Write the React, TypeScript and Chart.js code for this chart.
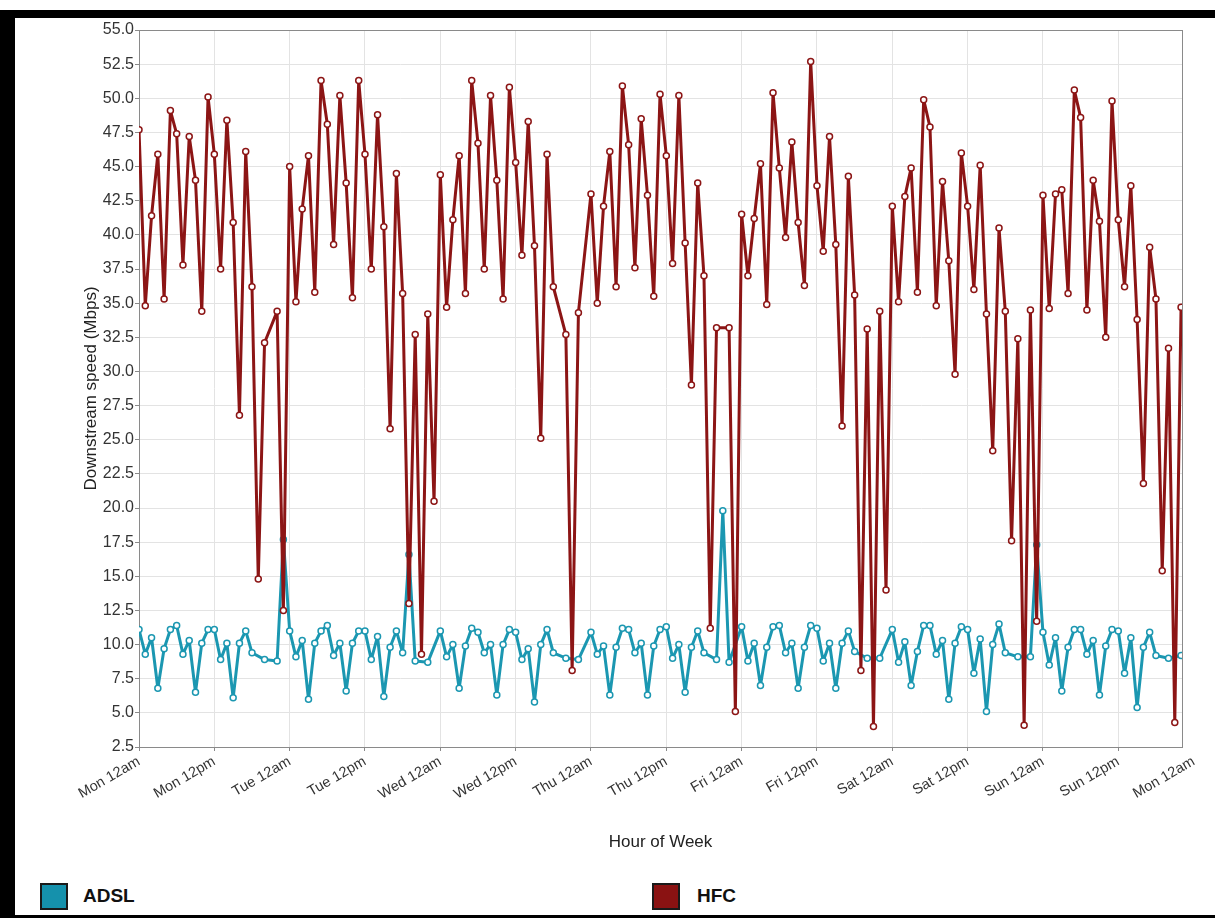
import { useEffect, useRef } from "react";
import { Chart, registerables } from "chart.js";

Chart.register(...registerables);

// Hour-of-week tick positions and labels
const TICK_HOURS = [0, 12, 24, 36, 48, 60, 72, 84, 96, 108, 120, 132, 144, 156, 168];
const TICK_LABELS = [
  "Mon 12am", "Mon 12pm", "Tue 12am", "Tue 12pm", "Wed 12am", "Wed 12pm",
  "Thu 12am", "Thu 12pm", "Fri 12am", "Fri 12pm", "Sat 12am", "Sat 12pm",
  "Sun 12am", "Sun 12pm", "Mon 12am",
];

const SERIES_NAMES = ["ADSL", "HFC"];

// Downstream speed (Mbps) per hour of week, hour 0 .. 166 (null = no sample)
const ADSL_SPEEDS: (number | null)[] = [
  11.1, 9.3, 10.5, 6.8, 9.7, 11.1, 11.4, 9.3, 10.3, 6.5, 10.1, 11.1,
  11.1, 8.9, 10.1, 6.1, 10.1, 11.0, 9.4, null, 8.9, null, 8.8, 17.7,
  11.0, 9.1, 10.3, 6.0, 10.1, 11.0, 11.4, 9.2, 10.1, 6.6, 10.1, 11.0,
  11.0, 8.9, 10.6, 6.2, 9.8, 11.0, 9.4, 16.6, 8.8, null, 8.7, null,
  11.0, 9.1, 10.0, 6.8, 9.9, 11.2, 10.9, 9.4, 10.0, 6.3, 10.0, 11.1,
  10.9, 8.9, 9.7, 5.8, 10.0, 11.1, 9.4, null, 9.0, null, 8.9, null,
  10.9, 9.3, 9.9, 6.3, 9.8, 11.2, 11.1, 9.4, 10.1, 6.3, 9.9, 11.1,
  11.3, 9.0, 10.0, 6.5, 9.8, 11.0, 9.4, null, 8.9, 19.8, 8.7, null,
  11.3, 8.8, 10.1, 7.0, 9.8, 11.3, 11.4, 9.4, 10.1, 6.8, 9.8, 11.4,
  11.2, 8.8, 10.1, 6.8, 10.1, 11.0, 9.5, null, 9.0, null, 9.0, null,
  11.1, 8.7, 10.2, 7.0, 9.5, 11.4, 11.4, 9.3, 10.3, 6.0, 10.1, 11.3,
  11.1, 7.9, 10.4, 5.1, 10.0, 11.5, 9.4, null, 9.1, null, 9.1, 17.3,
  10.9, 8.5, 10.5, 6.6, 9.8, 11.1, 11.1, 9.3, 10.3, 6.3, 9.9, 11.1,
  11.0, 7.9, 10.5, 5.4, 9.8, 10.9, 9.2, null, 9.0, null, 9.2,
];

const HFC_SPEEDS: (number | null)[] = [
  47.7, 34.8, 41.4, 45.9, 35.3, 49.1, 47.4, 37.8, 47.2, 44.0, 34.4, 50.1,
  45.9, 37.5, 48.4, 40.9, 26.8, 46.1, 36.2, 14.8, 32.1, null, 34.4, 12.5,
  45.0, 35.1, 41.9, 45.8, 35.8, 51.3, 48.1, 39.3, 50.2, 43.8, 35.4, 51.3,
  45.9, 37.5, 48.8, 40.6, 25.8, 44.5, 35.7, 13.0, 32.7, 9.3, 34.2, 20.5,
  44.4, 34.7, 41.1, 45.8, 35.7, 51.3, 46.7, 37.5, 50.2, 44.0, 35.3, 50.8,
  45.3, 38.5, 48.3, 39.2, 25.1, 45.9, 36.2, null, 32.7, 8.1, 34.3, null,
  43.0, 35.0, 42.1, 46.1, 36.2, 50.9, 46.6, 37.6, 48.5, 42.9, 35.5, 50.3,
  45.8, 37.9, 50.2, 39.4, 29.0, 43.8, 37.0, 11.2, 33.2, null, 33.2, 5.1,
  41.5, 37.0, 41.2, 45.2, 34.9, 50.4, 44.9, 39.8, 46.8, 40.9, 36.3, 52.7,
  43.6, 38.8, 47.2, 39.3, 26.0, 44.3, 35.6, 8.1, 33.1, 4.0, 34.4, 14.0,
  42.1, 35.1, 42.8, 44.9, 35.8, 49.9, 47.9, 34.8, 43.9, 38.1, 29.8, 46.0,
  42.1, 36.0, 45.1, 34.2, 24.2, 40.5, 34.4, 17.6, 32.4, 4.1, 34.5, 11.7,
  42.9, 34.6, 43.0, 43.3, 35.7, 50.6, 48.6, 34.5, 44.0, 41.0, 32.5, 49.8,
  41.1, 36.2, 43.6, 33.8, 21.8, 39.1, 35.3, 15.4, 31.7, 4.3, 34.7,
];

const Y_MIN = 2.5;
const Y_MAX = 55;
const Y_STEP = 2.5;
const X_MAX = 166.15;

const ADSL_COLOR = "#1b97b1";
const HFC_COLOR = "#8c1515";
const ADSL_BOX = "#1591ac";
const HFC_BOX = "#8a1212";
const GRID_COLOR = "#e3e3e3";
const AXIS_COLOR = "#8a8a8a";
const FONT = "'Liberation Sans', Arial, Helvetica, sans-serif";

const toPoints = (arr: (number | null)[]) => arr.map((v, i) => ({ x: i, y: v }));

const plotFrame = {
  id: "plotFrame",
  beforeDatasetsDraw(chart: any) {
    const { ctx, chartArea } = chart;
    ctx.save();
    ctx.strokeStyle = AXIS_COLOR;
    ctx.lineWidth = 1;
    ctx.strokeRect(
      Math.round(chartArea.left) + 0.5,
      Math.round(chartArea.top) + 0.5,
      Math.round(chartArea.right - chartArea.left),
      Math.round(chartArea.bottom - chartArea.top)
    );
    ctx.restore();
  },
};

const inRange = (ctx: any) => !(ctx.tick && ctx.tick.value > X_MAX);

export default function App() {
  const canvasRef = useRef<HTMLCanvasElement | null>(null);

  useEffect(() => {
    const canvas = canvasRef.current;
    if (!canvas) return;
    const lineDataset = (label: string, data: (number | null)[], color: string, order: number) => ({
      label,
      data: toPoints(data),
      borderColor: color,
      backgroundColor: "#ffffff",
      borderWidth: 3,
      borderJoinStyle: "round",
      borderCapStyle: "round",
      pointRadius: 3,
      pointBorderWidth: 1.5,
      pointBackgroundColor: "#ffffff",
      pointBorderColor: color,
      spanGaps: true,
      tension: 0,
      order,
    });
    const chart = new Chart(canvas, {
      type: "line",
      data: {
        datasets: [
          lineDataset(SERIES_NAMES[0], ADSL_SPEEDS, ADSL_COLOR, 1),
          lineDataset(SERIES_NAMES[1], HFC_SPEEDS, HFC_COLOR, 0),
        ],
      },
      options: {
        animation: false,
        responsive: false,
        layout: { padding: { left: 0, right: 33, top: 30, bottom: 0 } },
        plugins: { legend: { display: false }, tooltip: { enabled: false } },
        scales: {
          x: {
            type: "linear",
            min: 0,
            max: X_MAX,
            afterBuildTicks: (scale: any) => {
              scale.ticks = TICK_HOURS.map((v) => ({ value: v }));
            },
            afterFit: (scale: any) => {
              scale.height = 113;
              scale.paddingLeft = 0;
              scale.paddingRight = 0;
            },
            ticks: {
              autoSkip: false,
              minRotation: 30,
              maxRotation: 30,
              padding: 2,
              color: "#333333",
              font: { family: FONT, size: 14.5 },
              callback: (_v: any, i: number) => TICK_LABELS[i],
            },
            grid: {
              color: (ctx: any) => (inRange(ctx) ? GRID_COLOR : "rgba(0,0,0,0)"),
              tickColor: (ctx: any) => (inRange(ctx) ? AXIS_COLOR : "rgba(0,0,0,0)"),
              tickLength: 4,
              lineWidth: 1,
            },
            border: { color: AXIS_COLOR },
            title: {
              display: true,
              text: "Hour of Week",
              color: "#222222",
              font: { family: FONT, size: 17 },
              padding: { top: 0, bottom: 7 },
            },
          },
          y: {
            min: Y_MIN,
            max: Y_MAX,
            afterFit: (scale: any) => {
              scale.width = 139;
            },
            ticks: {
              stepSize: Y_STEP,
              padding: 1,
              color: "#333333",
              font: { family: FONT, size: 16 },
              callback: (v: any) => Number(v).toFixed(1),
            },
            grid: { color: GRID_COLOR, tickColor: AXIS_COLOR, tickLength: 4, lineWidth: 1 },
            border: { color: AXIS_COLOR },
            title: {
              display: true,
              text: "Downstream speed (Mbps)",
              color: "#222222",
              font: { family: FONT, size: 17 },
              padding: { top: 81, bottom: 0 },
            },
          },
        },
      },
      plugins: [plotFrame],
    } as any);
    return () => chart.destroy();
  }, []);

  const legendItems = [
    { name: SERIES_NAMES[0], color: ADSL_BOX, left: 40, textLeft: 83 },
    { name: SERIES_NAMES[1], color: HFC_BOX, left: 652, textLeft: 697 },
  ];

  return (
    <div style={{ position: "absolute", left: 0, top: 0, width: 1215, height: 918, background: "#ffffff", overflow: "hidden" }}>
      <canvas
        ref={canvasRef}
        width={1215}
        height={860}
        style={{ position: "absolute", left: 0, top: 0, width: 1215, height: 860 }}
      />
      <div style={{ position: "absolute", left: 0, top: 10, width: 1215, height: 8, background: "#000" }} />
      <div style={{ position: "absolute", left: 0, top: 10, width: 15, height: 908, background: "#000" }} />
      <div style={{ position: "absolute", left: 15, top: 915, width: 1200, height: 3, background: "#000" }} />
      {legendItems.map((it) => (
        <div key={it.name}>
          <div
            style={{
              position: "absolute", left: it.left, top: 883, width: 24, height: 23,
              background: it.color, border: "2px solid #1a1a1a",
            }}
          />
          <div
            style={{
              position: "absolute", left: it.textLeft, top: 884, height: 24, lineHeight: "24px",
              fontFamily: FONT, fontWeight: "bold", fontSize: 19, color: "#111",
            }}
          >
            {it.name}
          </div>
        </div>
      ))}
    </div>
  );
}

__Stated task__: From the first line above to the line containing "Chart.register(...registerables);", repeat each line exactly. Pictures stay out.

__Response__:
Write the React, TypeScript and Chart.js code for this chart.
import { useEffect, useRef } from "react";
import { Chart, registerables } from "chart.js";

Chart.register(...registerables);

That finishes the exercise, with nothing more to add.